This repository features an extension of the java.util.Map<K, Set<T>>
interface for supporting subset and superset queries over sets of tags associated with keys.
Most prominently, an implementation based on the Set Trie datastructure is provided, which is an Index Data Structure for Fast Subset and Superset Queries based on the paper by Iztok Savnik.
The artifact is published on Maven Central, and thus ready for use in your project.
<dependency>
<groupId>org.aksw.commons</groupId>
<artifactId>tagmap-core</artifactId>
<version>1.0.0</version>
</dependency>
The project introduces the TagMap interface with the following important properties:
- At the core it is a
Map
which associates keys with sets of "tags". - It enhances the
Map
with methods for retrieving keys by subsets and supersets of tags.

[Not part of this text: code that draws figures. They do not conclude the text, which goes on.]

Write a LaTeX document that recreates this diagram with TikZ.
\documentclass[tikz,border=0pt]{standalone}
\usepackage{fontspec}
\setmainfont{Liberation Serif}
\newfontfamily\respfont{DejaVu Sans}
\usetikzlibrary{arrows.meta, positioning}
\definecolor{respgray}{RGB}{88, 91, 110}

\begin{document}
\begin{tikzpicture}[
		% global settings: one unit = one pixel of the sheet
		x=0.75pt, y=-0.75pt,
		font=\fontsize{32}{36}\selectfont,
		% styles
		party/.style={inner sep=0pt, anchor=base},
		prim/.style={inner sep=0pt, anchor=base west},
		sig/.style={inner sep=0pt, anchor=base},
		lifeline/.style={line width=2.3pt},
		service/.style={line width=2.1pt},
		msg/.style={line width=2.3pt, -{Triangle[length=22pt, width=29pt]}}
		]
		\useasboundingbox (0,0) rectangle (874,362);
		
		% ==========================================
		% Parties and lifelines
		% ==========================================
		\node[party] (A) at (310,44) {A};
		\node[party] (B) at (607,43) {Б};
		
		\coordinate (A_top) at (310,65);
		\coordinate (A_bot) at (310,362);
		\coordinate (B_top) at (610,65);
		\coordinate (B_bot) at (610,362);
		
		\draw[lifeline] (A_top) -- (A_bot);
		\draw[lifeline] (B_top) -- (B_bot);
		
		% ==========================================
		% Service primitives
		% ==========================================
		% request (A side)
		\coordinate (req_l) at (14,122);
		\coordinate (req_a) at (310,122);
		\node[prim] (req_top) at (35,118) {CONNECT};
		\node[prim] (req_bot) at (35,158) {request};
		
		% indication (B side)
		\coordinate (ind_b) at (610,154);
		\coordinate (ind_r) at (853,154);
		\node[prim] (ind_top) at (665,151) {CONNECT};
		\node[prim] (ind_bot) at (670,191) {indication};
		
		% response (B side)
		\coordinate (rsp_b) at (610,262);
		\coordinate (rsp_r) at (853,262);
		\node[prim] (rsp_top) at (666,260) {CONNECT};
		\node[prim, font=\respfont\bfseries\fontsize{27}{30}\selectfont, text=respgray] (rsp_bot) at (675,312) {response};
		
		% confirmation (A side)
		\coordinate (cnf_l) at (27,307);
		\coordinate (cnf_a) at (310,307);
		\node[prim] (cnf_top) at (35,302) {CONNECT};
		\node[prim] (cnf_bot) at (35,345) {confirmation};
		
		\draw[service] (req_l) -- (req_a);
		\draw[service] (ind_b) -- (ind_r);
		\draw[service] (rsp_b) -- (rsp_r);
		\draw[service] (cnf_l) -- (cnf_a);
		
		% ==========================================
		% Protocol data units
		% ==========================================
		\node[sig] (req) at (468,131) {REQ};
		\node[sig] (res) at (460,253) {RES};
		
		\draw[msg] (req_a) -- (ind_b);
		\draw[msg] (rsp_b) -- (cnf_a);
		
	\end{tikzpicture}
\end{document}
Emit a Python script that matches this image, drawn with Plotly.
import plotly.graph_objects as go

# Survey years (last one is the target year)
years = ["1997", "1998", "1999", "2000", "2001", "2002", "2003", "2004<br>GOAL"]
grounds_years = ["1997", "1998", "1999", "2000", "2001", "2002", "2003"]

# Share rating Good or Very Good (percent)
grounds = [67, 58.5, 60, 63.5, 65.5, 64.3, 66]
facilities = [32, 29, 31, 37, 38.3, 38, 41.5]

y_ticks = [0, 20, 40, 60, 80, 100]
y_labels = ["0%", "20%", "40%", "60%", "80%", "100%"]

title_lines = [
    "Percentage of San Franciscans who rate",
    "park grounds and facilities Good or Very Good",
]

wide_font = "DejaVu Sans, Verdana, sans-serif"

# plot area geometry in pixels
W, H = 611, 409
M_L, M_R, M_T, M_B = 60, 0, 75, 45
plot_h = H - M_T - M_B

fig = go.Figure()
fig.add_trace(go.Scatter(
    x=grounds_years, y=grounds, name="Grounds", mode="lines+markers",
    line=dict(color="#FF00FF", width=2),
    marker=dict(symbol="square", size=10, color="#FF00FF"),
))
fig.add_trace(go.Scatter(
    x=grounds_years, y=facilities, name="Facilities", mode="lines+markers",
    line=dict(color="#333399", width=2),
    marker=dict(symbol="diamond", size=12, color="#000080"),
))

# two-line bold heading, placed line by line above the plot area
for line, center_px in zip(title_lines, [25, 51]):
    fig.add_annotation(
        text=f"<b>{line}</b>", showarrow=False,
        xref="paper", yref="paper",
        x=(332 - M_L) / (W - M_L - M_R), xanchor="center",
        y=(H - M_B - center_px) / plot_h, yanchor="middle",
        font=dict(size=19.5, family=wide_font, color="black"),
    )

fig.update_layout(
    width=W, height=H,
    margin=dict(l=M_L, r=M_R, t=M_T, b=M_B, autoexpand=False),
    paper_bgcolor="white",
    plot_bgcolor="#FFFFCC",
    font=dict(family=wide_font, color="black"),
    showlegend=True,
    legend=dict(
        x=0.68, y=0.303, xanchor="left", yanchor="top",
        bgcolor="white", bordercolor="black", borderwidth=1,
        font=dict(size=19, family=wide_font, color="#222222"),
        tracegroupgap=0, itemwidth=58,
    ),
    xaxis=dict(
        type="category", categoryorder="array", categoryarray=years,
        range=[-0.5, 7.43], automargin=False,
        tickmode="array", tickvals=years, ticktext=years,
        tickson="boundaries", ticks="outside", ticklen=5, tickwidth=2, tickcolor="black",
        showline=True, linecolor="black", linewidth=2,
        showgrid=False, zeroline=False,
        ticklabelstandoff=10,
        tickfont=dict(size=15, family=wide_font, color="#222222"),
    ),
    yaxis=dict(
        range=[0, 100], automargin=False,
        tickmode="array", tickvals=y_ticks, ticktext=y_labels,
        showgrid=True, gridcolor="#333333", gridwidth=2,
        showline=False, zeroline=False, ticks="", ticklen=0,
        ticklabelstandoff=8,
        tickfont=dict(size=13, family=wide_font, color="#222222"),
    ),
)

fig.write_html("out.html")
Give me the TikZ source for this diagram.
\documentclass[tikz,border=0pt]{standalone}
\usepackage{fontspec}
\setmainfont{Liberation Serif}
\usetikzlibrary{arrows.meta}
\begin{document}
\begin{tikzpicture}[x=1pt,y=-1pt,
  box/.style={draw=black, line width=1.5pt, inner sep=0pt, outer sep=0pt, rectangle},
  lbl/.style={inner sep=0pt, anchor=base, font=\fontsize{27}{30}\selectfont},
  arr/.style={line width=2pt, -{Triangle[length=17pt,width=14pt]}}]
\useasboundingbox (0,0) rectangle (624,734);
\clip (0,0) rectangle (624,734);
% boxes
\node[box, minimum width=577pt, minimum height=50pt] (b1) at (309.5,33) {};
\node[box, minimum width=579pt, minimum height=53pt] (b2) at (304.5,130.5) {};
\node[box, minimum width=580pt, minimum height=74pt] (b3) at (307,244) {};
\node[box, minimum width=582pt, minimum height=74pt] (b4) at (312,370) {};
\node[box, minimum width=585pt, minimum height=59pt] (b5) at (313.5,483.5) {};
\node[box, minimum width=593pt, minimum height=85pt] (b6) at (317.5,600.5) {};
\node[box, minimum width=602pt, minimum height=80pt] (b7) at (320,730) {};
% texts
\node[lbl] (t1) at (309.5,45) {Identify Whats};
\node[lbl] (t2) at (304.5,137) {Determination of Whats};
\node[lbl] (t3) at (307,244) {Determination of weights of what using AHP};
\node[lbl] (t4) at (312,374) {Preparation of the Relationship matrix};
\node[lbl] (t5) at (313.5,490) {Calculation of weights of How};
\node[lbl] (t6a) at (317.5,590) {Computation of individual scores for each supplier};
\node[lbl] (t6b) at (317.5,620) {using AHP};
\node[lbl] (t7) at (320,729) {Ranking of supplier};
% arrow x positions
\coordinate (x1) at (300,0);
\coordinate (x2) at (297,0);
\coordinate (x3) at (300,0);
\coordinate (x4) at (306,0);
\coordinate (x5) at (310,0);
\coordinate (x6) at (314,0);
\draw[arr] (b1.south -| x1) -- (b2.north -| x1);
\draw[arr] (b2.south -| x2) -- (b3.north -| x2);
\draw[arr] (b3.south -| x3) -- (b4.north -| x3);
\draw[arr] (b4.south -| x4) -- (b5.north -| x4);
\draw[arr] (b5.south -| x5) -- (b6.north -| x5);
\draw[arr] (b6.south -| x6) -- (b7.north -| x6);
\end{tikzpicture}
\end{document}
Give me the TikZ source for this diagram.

public interface TagMap<K, V>
extends Map<K, Set<V>>
{
TagMap<K, V> getAllSubsetsOf(Collection<?> set);
TagMap<K, V> getAllSupersetsOf(Collection<?> set);
}
NOTE: The interface supports iterative refinement of a TagMap, however, at present, all implementations return a TagMapSimple which has linear complexity
The following implementations exist:
- TagMapSimple: A basic implementation which is backed by a standard
Map
and implements the sub-/superset queries by means of sequential scans - TagMapInvertedIndex: An implementation which internally tracks for every tag the set of keys it is associated with.
- TagMapSetTrie: An implementation of the Set Trie datastructure proposed by Iztok Savnik.
- For validation, we provide a util function in ValidationUtils which creates a Java proxy which delegates each method invocation to two implementations, compares the return values for equality, and raises an exception if they differ.
TagMap<String, Integer> simpleFm = new TagMapSimple<>();
TagMap<String, Integer> setTrieFm = new TagMapSetTrie<>();
TagMap<String, Integer> invertedListFm = new TagMapInvertedIndex<>();
TagMap<String, Integer> fm = ValidationUtils.createValidatingProxy(setTrieFm, simpleFm);
fm.put("a", Sets.newHashSet(1, 2, 3));
fm.put("b", Sets.newHashSet(1, 2, 4));
fm.put("c", Sets.newHashSet(2, 3, 4));
fm.getAllSubsetsOf(Arrays.asList(1, 2, 3))
.entrySet().forEach(e -> System.out.println("" + e));
fm.getAllSupersetsOf(Arrays.asList(1, 4))
.entrySet().forEach(e -> System.out.println("" + e));